The only motivation they need is the desire to upend the throne — and take the crown for themselves.
The NFL loves dynasties, from the ’60s Packers to the ’70s Steelers to the ’80s 49ers to the ’90s Cowboys (for some reason, a 30-year drought hasn’t yet sapped them of the “America’s Team” label). It’s no coincidence that, as Brady and the Patriots won a boatload of championships, the league’s popularity surged.
The Lombardi Trophy is the pinnacle of the sport, but for teams that compete for it year after year, it is a high note in the operatic saga that defines the NFL through the seasons: Who is the best? How long will he stay on top? Who will succeed him?
Mahomes is in charge of the league’s narrative. You can see the league has jumped upon his playoff battles against Buffalo’s Josh Allen as the new quarterback duel of the generation, taking the place of Brady versus Peyton Manning. On Sunday night, broadcasters Jim Nantz and Tony Romo were positively giddy watching the Chiefs’ 27-24 win over the Bills, saying it was “living up to the billing” even well before the expected offensive fireworks had begun.
Lamar Jackson deserves a greater share of the spotlight. When he’s healthy he’s a winner, but he also boasts spectacular style, on his way to winning a second MVP. He may not have had a host of memorable duels this season, but that’s mostly because, as Jackson has shined, the Ravens’ defense has bottled up elite opponents — leading to the kind of blowout that Baltimore enjoyed Saturday against the Texans.
The lack of playoff success is keeping Jackson from this elite tier. He has just two wins. Meanwhile, Mahomes has 13, including two rings that put him higher on the ultimate measuring stick. This also matters examining coaching legacies. Even though Harbaugh beat Reid to his first ring, Reid has won two Super Bowls while Harbaugh is playing for his second berth in the NFL’s biggest game.
Jackson and Harbaugh may have the most on the line from a legacy perspective, but it feels like the difference is, again, Baltimore’s elite defense. The one that led the NFL in sacks, takeaways and points allowed, setting a modern NFL mark of excellence. There are only three other teams left in the playoffs, and the Ravens have already torched the other two in the regular season.
Keeping sensational Houston rookie QB C.J. Stroud and NFL head coaching candidate Bobby Slowik from even crossing into the red zone was a hell of a warmup for a Kansas City team that perennially wins big games in January.
I bet the Ravens’ defense is thrilled with the matchup. I bet those players wanted this Chiefs team that we’ve been saturated with all season. I think of Smith, with his black cowboy hat cocked over his head and a gleaming, white smile.

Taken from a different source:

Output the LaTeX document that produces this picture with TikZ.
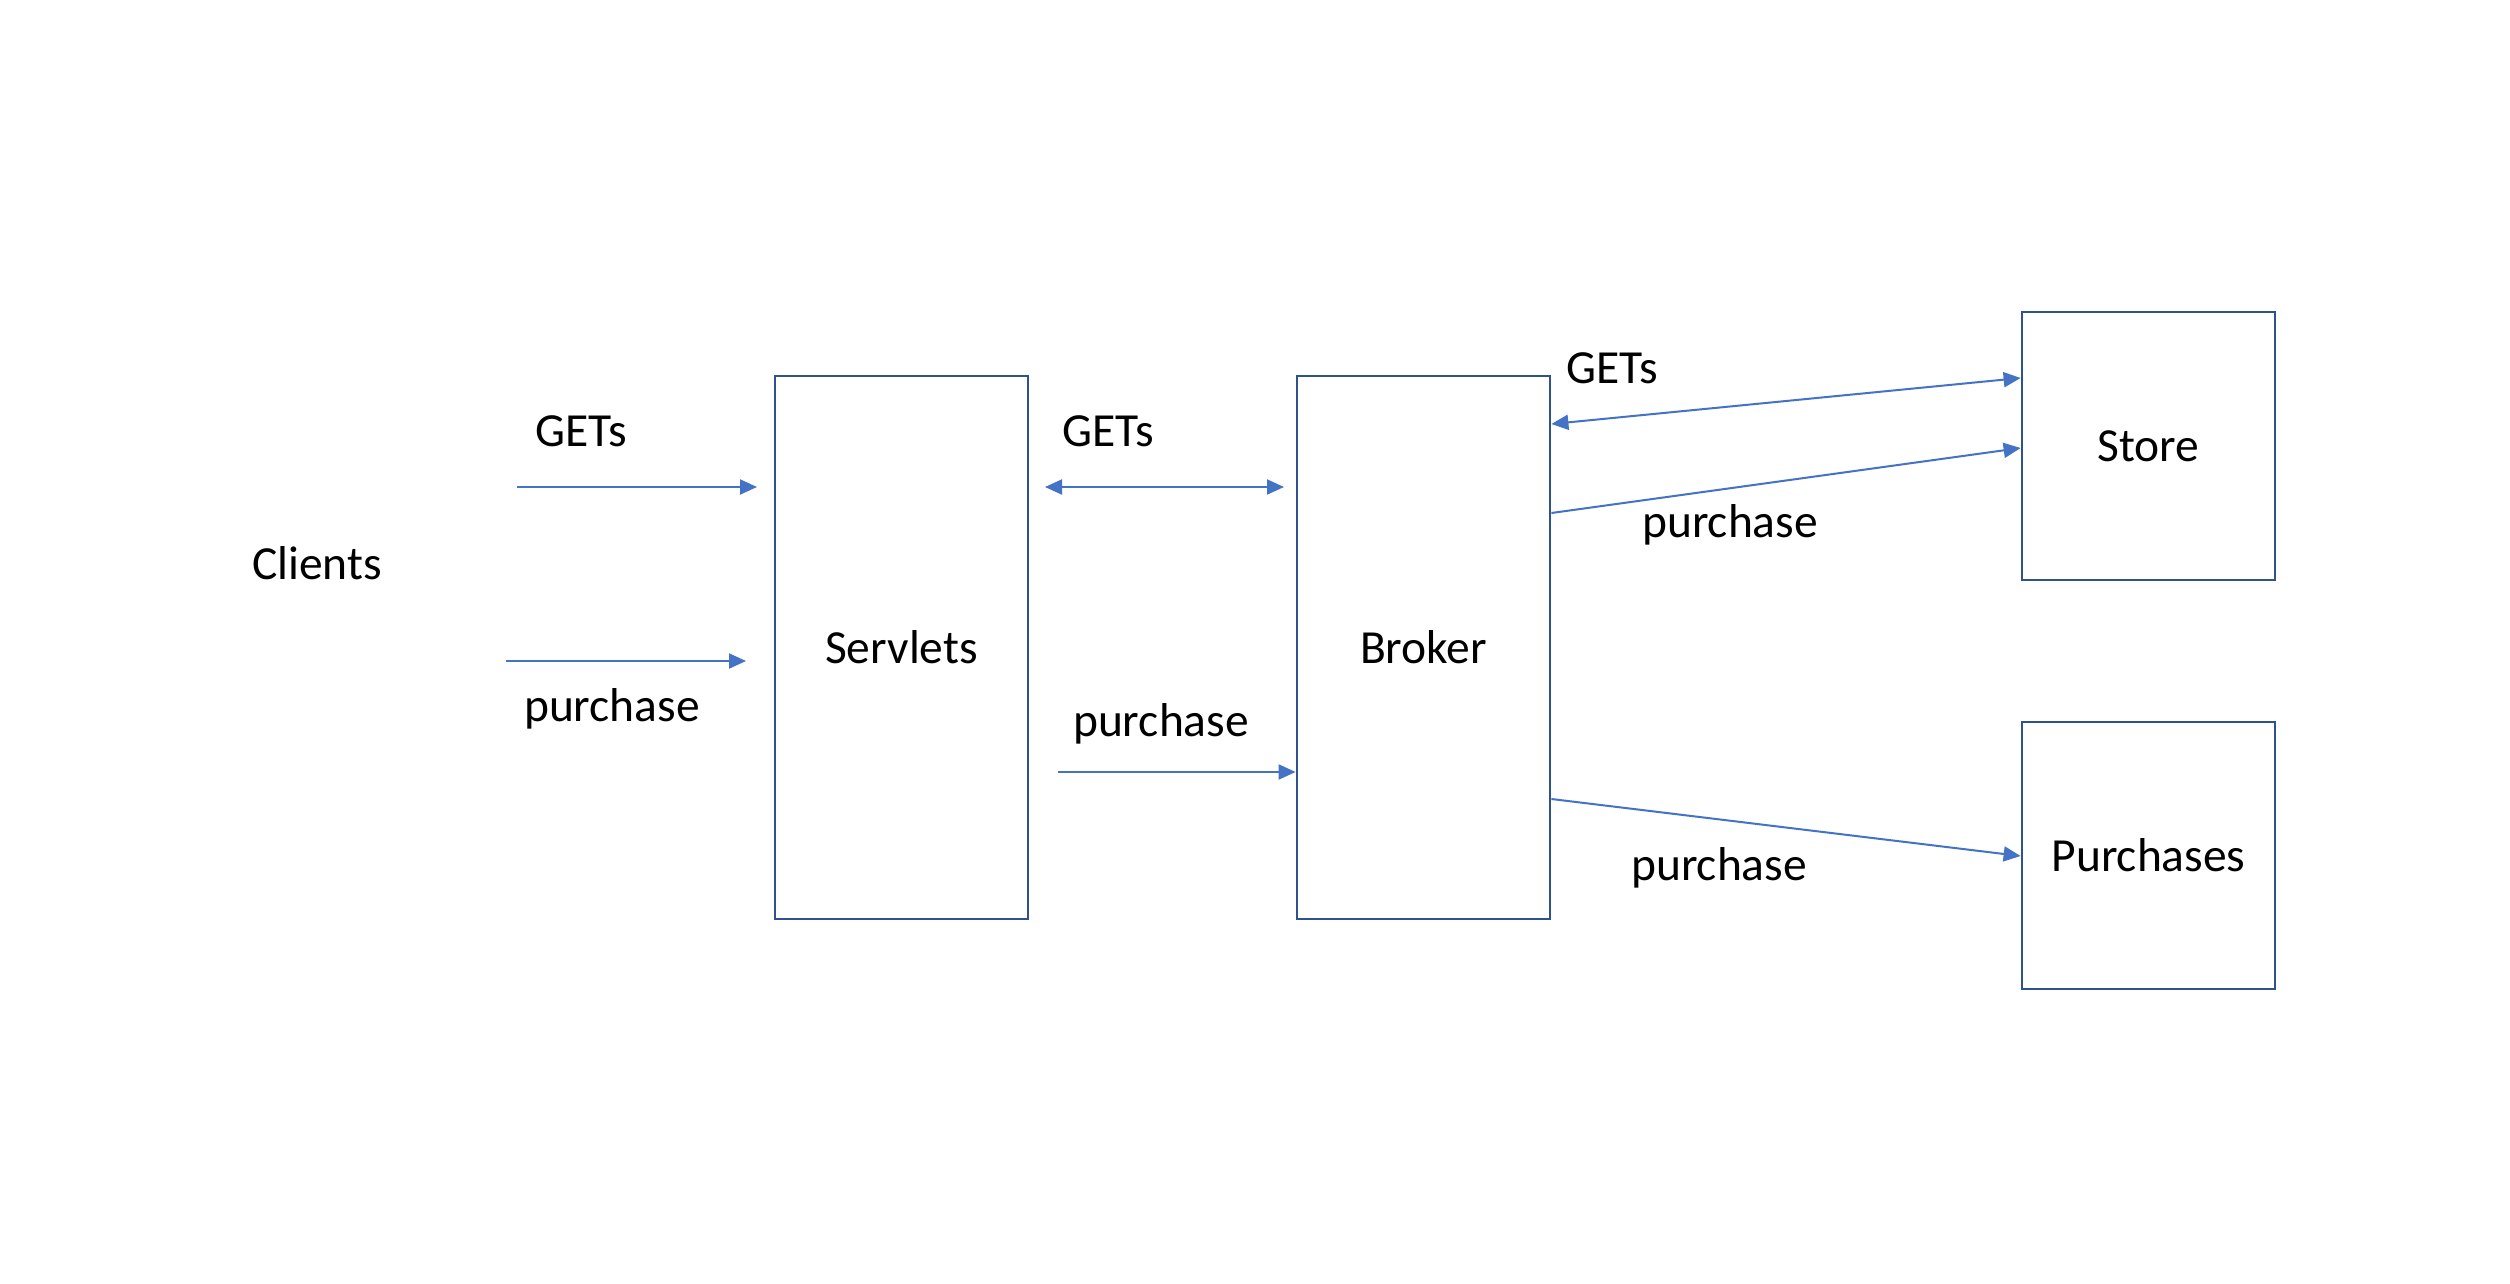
\documentclass[tikz,border=0pt]{standalone}
\usepackage{fontspec}
\setmainfont{Carlito}
\usetikzlibrary{arrows.meta}
\definecolor{boxblue}{HTML}{2F528F}
\definecolor{arrblue}{HTML}{4472C4}
\begin{document}
\begin{tikzpicture}[x=1pt,y=-1pt,
  box/.style={draw=boxblue,line width=2.8pt,rectangle,inner sep=0pt,font=\fontsize{47.5}{56}\selectfont},
  lbl/.style={inner sep=0pt,font=\fontsize{47.5}{56}\selectfont,text=black},
  conn/.style={draw=arrblue,line width=2pt,-{Triangle[length=17pt,width=15pt]}},
  conn2/.style={draw=arrblue,line width=2pt,{Triangle[length=17pt,width=15pt]}-{Triangle[length=17pt,width=15pt]}}]
\fill[white] (0,0) rectangle (2510,1284);
\useasboundingbox (0,0) rectangle (2510,1284);
\node[box,minimum width=253pt,minimum height=543pt] (servlets) at (901.5,647.5) {Servlets};
\node[box,minimum width=253pt,minimum height=543pt] (broker) at (1423.5,647.5) {Broker};
\node[box,minimum width=253pt,minimum height=268pt] (store) at (2148.5,446) {Store};
\node[box,minimum width=253pt,minimum height=267pt] (purchases) at (2148.5,855.5) {Purchases};
\node[lbl] (clients) at (317,563) {Clients};
% free ends
\coordinate (c1) at (517,487);
\coordinate (c1e) at (757,487);
\coordinate (c2) at (506,661);
\coordinate (c2e) at (746,661);
\coordinate (g1) at (1045,487);
\coordinate (g2) at (1284,487);
\coordinate (p1) at (1058,772);
% connectors
\draw[conn] (c1) -- (c1e);
\draw[conn] (c2) -- (c2e);
\draw[conn2] (g1) -- (g2);
\draw[conn] (p1) -- (broker.west |- p1);
\draw[conn2] (broker.east |- 0,424) -- (store.west |- 0,378);
\draw[conn] (broker.east |- 0,513) -- (store.west |- 0,448);
\draw[conn] (broker.east |- 0,799) -- (purchases.west |- 0,856);
% labels
\node[lbl] (l1) at (581,431) {GETs};
\node[lbl] (l2) at (612,709) {purchase};
\node[lbl] (l3) at (1108,431) {GETs};
\node[lbl] (l4) at (1161,724) {purchase};
\node[lbl] (l5) at (1612,368) {GETs};
\node[lbl] (l6) at (1730,525) {purchase};
\node[lbl] (l7) at (1719,868) {purchase};
\end{tikzpicture}
\end{document}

“We know who we are, deep down, each and every guy in this locker room,” he said. “All we have to do is go out and play to the best of our abilities. And, if we do that, nobody can touch us.”
That’s this year’s Ravens. They already see themselves on top. Now, they get a chance to let the rest of the world see, too — and let’s face it, the narrative could use some spicing up.